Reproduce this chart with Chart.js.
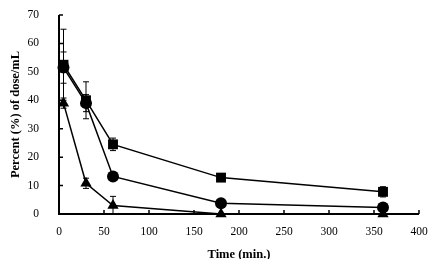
<!DOCTYPE html>
<html>
<head>
<meta charset="utf-8">
<script src="https://cdn.jsdelivr.net/npm/chart.js@4.4.1/dist/chart.umd.min.js"></script>
<style>
  html, body { margin: 0; padding: 0; background: #fff; }
</style>
</head>
<body>
<canvas id="c" width="437" height="259"></canvas>
<script>
// time points (min.)
const times = [5, 30, 60, 180, 360];

// series values (% of dose/mL) and their error bars
const squareVals = [52.5, 40.0, 24.5, 12.8, 7.8];
const squareErr  = [12.5, 6.5, 2.2, 1.0, 1.8];
const circleVals = [51.5, 39.0, 13.2, 3.8, 2.3];
const circleErr  = [5.5, 3.0, 0.8, 0.5, 0.5];
const triVals    = [39.0, 10.8, 3.0, 0.0, 0.0];
const triErr     = [1.8, 1.8, 3.2, 0.0, 0.0];

const xTicks = [0, 50, 100, 150, 200, 250, 300, 350, 400];
const yTicks = [0, 10, 20, 30, 40, 50, 60, 70];

const toPts = vals => times.map((t, i) => ({ x: t, y: vals[i] }));

// error bars, axis lines and inward tick marks
const extras = {
  id: "extras",
  afterDatasetsDraw(chart) {
    const { ctx, scales: { x, y } } = chart;
    ctx.save();
    ctx.strokeStyle = "#000";
    ctx.lineWidth = 1;
    chart.data.datasets.forEach(ds => {
      ds.err.forEach((e, i) => {
        if (!e) return;
        const px = x.getPixelForValue(times[i]);
        const top = y.getPixelForValue(ds.data[i].y + e);
        const bot = y.getPixelForValue(Math.max(0, ds.data[i].y - e));
        ctx.beginPath();
        ctx.moveTo(px, top); ctx.lineTo(px, bot);
        ctx.moveTo(px - 3, top); ctx.lineTo(px + 3, top);
        ctx.moveTo(px - 3, bot); ctx.lineTo(px + 3, bot);
        ctx.stroke();
      });
    });
    ctx.lineWidth = 2;
    ctx.beginPath();
    ctx.moveTo(x.left, y.top); ctx.lineTo(x.left, y.bottom); ctx.lineTo(x.right, y.bottom);
    ctx.stroke();
    ctx.lineWidth = 1.5;
    ctx.beginPath();
    yTicks.forEach(v => {
      const py = y.getPixelForValue(v);
      ctx.moveTo(x.left, py); ctx.lineTo(x.left + 4, py);
    });
    xTicks.forEach(v => {
      const px = x.getPixelForValue(v);
      ctx.moveTo(px, y.bottom); ctx.lineTo(px, y.bottom - 4);
    });
    ctx.stroke();
    ctx.restore();
  }
};

const serif = "'Liberation Serif', 'Times New Roman', serif";

new Chart(document.getElementById("c"), {
  type: "scatter",
  data: {
    datasets: [
      { data: toPts(squareVals), err: squareErr, pointStyle: "rect", pointRadius: 7 },
      { data: toPts(circleVals), err: circleErr, pointStyle: "circle", pointRadius: 6 },
      { data: toPts(triVals), err: triErr, pointStyle: "triangle", pointRadius: 6.5 }
    ].map(d => Object.assign(d, {
      showLine: true,
      borderColor: "#000",
      backgroundColor: "#000",
      borderWidth: 1.5,
      pointBorderWidth: 0,
      pointHoverRadius: d.pointRadius,
      clip: false
    }))
  },
  options: {
    responsive: false,
    animation: false,
    layout: { padding: { left: 4, right: 18, top: 15, bottom: -3 } },
    plugins: { legend: { display: false }, tooltip: { enabled: false } },
    scales: {
      x: {
        type: "linear", min: 0, max: 400,
        afterBuildTicks: s => { s.ticks = xTicks.map(v => ({ value: v })); },
        grid: { display: false },
        border: { display: false },
        ticks: { color: "#000", font: { family: serif, size: 11.5 }, padding: 3, maxRotation: 0 },
        title: { display: true, text: "Time (min.)", color: "#000", font: { family: serif, size: 12.5, weight: "bold" }, padding: { top: 12, bottom: 0 } },
        afterFit: s => { s.height = 48; s.paddingLeft = 0; s.paddingRight = 0; }
      },
      y: {
        min: 0, max: 70,
        afterBuildTicks: s => { s.ticks = yTicks.map(v => ({ value: v })); },
        grid: { display: false },
        border: { display: false },
        ticks: { color: "#000", font: { family: serif, size: 11.5 }, padding: 12 },
        title: { display: true, text: "Percent (%) of dose/mL", color: "#000", font: { family: serif, size: 12.5, weight: "bold" }, padding: { bottom: 4 } },
        afterFit: s => { s.width = 55; s.paddingTop = 0; s.paddingBottom = 0; }
      }
    }
  },
  plugins: [extras]
});
</script>
</body>
</html>
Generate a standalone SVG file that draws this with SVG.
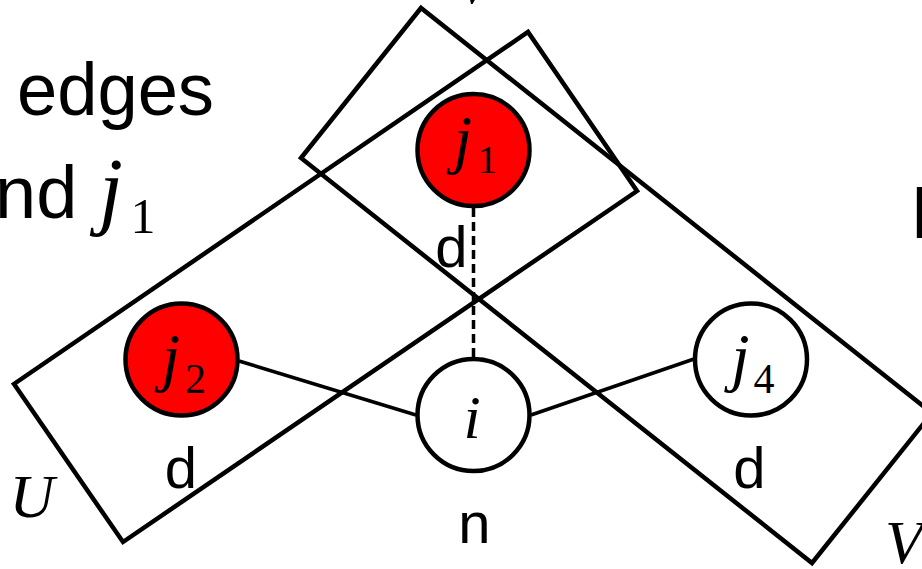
<svg xmlns="http://www.w3.org/2000/svg" width="922" height="569" viewBox="0 0 922 569">
<style>
.box{fill:none;stroke:#000;stroke-width:4.5;stroke-linejoin:miter}
.node{stroke:#000;stroke-width:4.5}
.red{fill:#ff0000}
.white{fill:#fff}
.edge{stroke:#000;stroke-width:3.5;fill:none}
.dash{stroke:#000;stroke-width:3.5;stroke-dasharray:9 5;fill:none}
.sans{font-family:"Liberation Sans",Arial,sans-serif;fill:#000}
.math{font-family:"Liberation Serif","Times New Roman",serif;font-style:italic;fill:#000}
.digit{font-family:"Liberation Serif","Times New Roman",serif;fill:#000}
</style>
<rect width="922" height="569" fill="#fff"/>
<g id="sets">
<polygon id="setU" class="box" points="14,384 123,542 637,191 528,32"/>
<polygon id="setV" class="box" points="421,8 301,158 812,563 932,413"/>
</g>
<g id="connectors">
<line class="dash" x1="473.5" y1="208" x2="473.5" y2="358"/>
<line class="edge" x1="239" y1="361" x2="416" y2="415"/>
<line class="edge" x1="531" y1="415" x2="694" y2="359"/>
</g>
<g id="node-j1">
<circle class="node red" cx="473.5" cy="150" r="56"/>
<text class="math" x="463" y="161" font-size="66" text-anchor="middle">j</text>
<text class="digit" x="487.5" y="173" font-size="40" text-anchor="middle">1</text>
</g>
<g id="node-j2">
<circle class="node red" cx="181.5" cy="359.5" r="56"/>
<text class="math" x="171" y="379" font-size="66" text-anchor="middle">j</text>
<text class="digit" x="195.5" y="393" font-size="42" text-anchor="middle">2</text>
</g>
<g id="node-i">
<circle class="node white" cx="473.5" cy="415" r="56"/>
<text class="math" x="472" y="438" font-size="62" text-anchor="middle">i</text>
</g>
<g id="node-j4">
<circle class="node white" cx="751" cy="359.5" r="56"/>
<text class="math" x="740.5" y="379" font-size="66" text-anchor="middle">j</text>
<text class="digit" x="764" y="393" font-size="42" text-anchor="middle">4</text>
</g>
<g id="labels">
<text class="sans" x="451.5" y="267" font-size="58" text-anchor="middle">d</text>
<text class="sans" x="181" y="488" font-size="58" text-anchor="middle">d</text>
<text class="sans" x="749.5" y="488" font-size="58" text-anchor="middle">d</text>
<text class="sans" x="474.5" y="543" font-size="58" text-anchor="middle">n</text>
<text class="math" x="32" y="517" font-size="62" text-anchor="middle">U</text>
<text class="math" x="885" y="563" font-size="62">V</text>
<text class="math" x="474" y="3" font-size="62" text-anchor="middle">V</text>
<text class="sans" x="17" y="115" font-size="74" textLength="197" lengthAdjust="spacingAndGlyphs">edges</text>
<text class="sans" x="-5" y="218" font-size="74">nd</text>
<text class="math" x="111" y="218" font-size="86" text-anchor="middle">j</text>
<text class="digit" x="143" y="233" font-size="50" text-anchor="middle">1</text>
<text class="sans" x="910" y="238" font-size="74">I</text>
</g>
</svg>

****************

#### DIRECTIVE
Transcribe the full listing above exactly, with the images removed.

#### OUTPUT OF THE EXERCISE
Reproduce this chart with Chart.js.
<!DOCTYPE html>
<html>
<head>
<meta charset="utf-8">
<script src="https://cdn.jsdelivr.net/npm/chart.js@4.4.1/dist/chart.umd.min.js"></script>
<style>
  html, body { margin: 0; padding: 0; background: #fff; }
</style>
</head>
<body>
<canvas id="c" width="437" height="259"></canvas>
<script>
// time points (min.)
const times = [5, 30, 60, 180, 360];

// series values (% of dose/mL) and their error bars
const squareVals = [52.5, 40.0, 24.5, 12.8, 7.8];
const squareErr  = [12.5, 6.5, 2.2, 1.0, 1.8];
const circleVals = [51.5, 39.0, 13.2, 3.8, 2.3];
const circleErr  = [5.5, 3.0, 0.8, 0.5, 0.5];
const triVals    = [39.0, 10.8, 3.0, 0.0, 0.0];
const triErr     = [1.8, 1.8, 3.2, 0.0, 0.0];

const xTicks = [0, 50, 100, 150, 200, 250, 300, 350, 400];
const yTicks = [0, 10, 20, 30, 40, 50, 60, 70];

const toPts = vals => times.map((t, i) => ({ x: t, y: vals[i] }));

// error bars, axis lines and inward tick marks
const extras = {
  id: "extras",
  afterDatasetsDraw(chart) {
    const { ctx, scales: { x, y } } = chart;
    ctx.save();
    ctx.strokeStyle = "#000";
    ctx.lineWidth = 1;
    chart.data.datasets.forEach(ds => {
      ds.err.forEach((e, i) => {
        if (!e) return;
        const px = x.getPixelForValue(times[i]);
        const top = y.getPixelForValue(ds.data[i].y + e);
        const bot = y.getPixelForValue(Math.max(0, ds.data[i].y - e));
        ctx.beginPath();
        ctx.moveTo(px, top); ctx.lineTo(px, bot);
        ctx.moveTo(px - 3, top); ctx.lineTo(px + 3, top);
        ctx.moveTo(px - 3, bot); ctx.lineTo(px + 3, bot);
        ctx.stroke();
      });
    });
    ctx.lineWidth = 2;
    ctx.beginPath();
    ctx.moveTo(x.left, y.top); ctx.lineTo(x.left, y.bottom); ctx.lineTo(x.right, y.bottom);
    ctx.stroke();
    ctx.lineWidth = 1.5;
    ctx.beginPath();
    yTicks.forEach(v => {
      const py = y.getPixelForValue(v);
      ctx.moveTo(x.left, py); ctx.lineTo(x.left + 4, py);
    });
    xTicks.forEach(v => {
      const px = x.getPixelForValue(v);
      ctx.moveTo(px, y.bottom); ctx.lineTo(px, y.bottom - 4);
    });
    ctx.stroke();
    ctx.restore();
  }
};

const serif = "'Liberation Serif', 'Times New Roman', serif";

new Chart(document.getElementById("c"), {
  type: "scatter",
  data: {
    datasets: [
      { data: toPts(squareVals), err: squareErr, pointStyle: "rect", pointRadius: 7 },
      { data: toPts(circleVals), err: circleErr, pointStyle: "circle", pointRadius: 6 },
      { data: toPts(triVals), err: triErr, pointStyle: "triangle", pointRadius: 6.5 }
    ].map(d => Object.assign(d, {
      showLine: true,
      borderColor: "#000",
      backgroundColor: "#000",
      borderWidth: 1.5,
      pointBorderWidth: 0,
      pointHoverRadius: d.pointRadius,
      clip: false
    }))
  },
  options: {
    responsive: false,
    animation: false,
    layout: { padding: { left: 4, right: 18, top: 15, bottom: -3 } },
    plugins: { legend: { display: false }, tooltip: { enabled: false } },
    scales: {
      x: {
        type: "linear", min: 0, max: 400,
        afterBuildTicks: s => { s.ticks = xTicks.map(v => ({ value: v })); },
        grid: { display: false },
        border: { display: false },
        ticks: { color: "#000", font: { family: serif, size: 11.5 }, padding: 3, maxRotation: 0 },
        title: { display: true, text: "Time (min.)", color: "#000", font: { family: serif, size: 12.5, weight: "bold" }, padding: { top: 12, bottom: 0 } },
        afterFit: s => { s.height = 48; s.paddingLeft = 0; s.paddingRight = 0; }
      },
      y: {
        min: 0, max: 70,
        afterBuildTicks: s => { s.ticks = yTicks.map(v => ({ value: v })); },
        grid: { display: false },
        border: { display: false },
        ticks: { color: "#000", font: { family: serif, size: 11.5 }, padding: 12 },
        title: { display: true, text: "Percent (%) of dose/mL", color: "#000", font: { family: serif, size: 12.5, weight: "bold" }, padding: { bottom: 4 } },
        afterFit: s => { s.width = 55; s.paddingTop = 0; s.paddingBottom = 0; }
      }
    }
  },
  plugins: [extras]
});
</script>
</body>
</html>
Generate a standalone SVG file that draws this with SVG.
<svg xmlns="http://www.w3.org/2000/svg" width="922" height="569" viewBox="0 0 922 569">
<style>
.box{fill:none;stroke:#000;stroke-width:4.5;stroke-linejoin:miter}
.node{stroke:#000;stroke-width:4.5}
.red{fill:#ff0000}
.white{fill:#fff}
.edge{stroke:#000;stroke-width:3.5;fill:none}
.dash{stroke:#000;stroke-width:3.5;stroke-dasharray:9 5;fill:none}
.sans{font-family:"Liberation Sans",Arial,sans-serif;fill:#000}
.math{font-family:"Liberation Serif","Times New Roman",serif;font-style:italic;fill:#000}
.digit{font-family:"Liberation Serif","Times New Roman",serif;fill:#000}
</style>
<rect width="922" height="569" fill="#fff"/>
<g id="sets">
<polygon id="setU" class="box" points="14,384 123,542 637,191 528,32"/>
<polygon id="setV" class="box" points="421,8 301,158 812,563 932,413"/>
</g>
<g id="connectors">
<line class="dash" x1="473.5" y1="208" x2="473.5" y2="358"/>
<line class="edge" x1="239" y1="361" x2="416" y2="415"/>
<line class="edge" x1="531" y1="415" x2="694" y2="359"/>
</g>
<g id="node-j1">
<circle class="node red" cx="473.5" cy="150" r="56"/>
<text class="math" x="463" y="161" font-size="66" text-anchor="middle">j</text>
<text class="digit" x="487.5" y="173" font-size="40" text-anchor="middle">1</text>
</g>
<g id="node-j2">
<circle class="node red" cx="181.5" cy="359.5" r="56"/>
<text class="math" x="171" y="379" font-size="66" text-anchor="middle">j</text>
<text class="digit" x="195.5" y="393" font-size="42" text-anchor="middle">2</text>
</g>
<g id="node-i">
<circle class="node white" cx="473.5" cy="415" r="56"/>
<text class="math" x="472" y="438" font-size="62" text-anchor="middle">i</text>
</g>
<g id="node-j4">
<circle class="node white" cx="751" cy="359.5" r="56"/>
<text class="math" x="740.5" y="379" font-size="66" text-anchor="middle">j</text>
<text class="digit" x="764" y="393" font-size="42" text-anchor="middle">4</text>
</g>
<g id="labels">
<text class="sans" x="451.5" y="267" font-size="58" text-anchor="middle">d</text>
<text class="sans" x="181" y="488" font-size="58" text-anchor="middle">d</text>
<text class="sans" x="749.5" y="488" font-size="58" text-anchor="middle">d</text>
<text class="sans" x="474.5" y="543" font-size="58" text-anchor="middle">n</text>
<text class="math" x="32" y="517" font-size="62" text-anchor="middle">U</text>
<text class="math" x="885" y="563" font-size="62">V</text>
<text class="math" x="474" y="3" font-size="62" text-anchor="middle">V</text>
<text class="sans" x="17" y="115" font-size="74" textLength="197" lengthAdjust="spacingAndGlyphs">edges</text>
<text class="sans" x="-5" y="218" font-size="74">nd</text>
<text class="math" x="111" y="218" font-size="86" text-anchor="middle">j</text>
<text class="digit" x="143" y="233" font-size="50" text-anchor="middle">1</text>
<text class="sans" x="910" y="238" font-size="74">I</text>
</g>
</svg>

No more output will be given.